Wall Street’s charismatic antagonist also took cues from Asher Edelman, a financier and major league art enthusiast. Another source of inspiration was arbiter Ivan Boesky, who confessed to illegal insider trading in 1986 and ended up in jail in 1988 (more about him later).

9. STONE’S FATHER WAS A STOCKBROKER.

A survivor of the Great Depression, Louis Stone had a huge influence on his cinematically-inclined son. “The main motivation to make Wall Street was my father,” the director admitted. “He always said there were no good business movies, because the businessman was always the villain.” In the end, Wall Street was dedicated to the elder Stone, who passed away two years before its release. 

10. GEKKO’S BIG LINE IS NUMBER 57 ON THE AMERICAN FILM INSTITUTE’S TOP 100 MOVIE QUOTES LIST.

“Greed, for lack of a better word, is good” finished just ahead of “Keep your friends close, but your enemies closer” from The Godfather: Part II. Gekko might as well have been quoting Boesky: At a 1985 commencement address given at UC Berkeley, the trader said “Greed is all right, by the way.
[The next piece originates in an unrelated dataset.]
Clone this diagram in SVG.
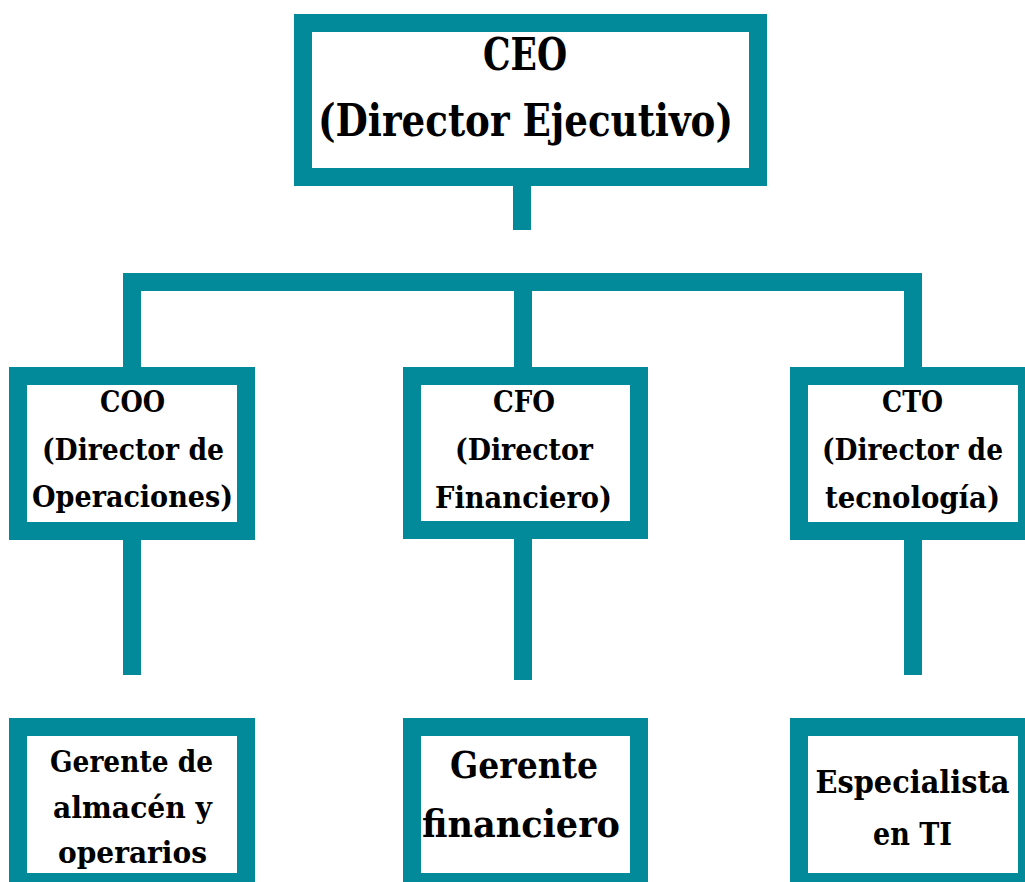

I want you to know that. I think greed is healthy. You can be greedy and still feel good about yourself.”

Newsweek later reported on the speech—and made a telling observation. “The strangest thing, when we come to look back,” the magazine argued, “will not just be that Ivan Boesky could say that at a business school graduation, but that it was greeted with laughter and applause.”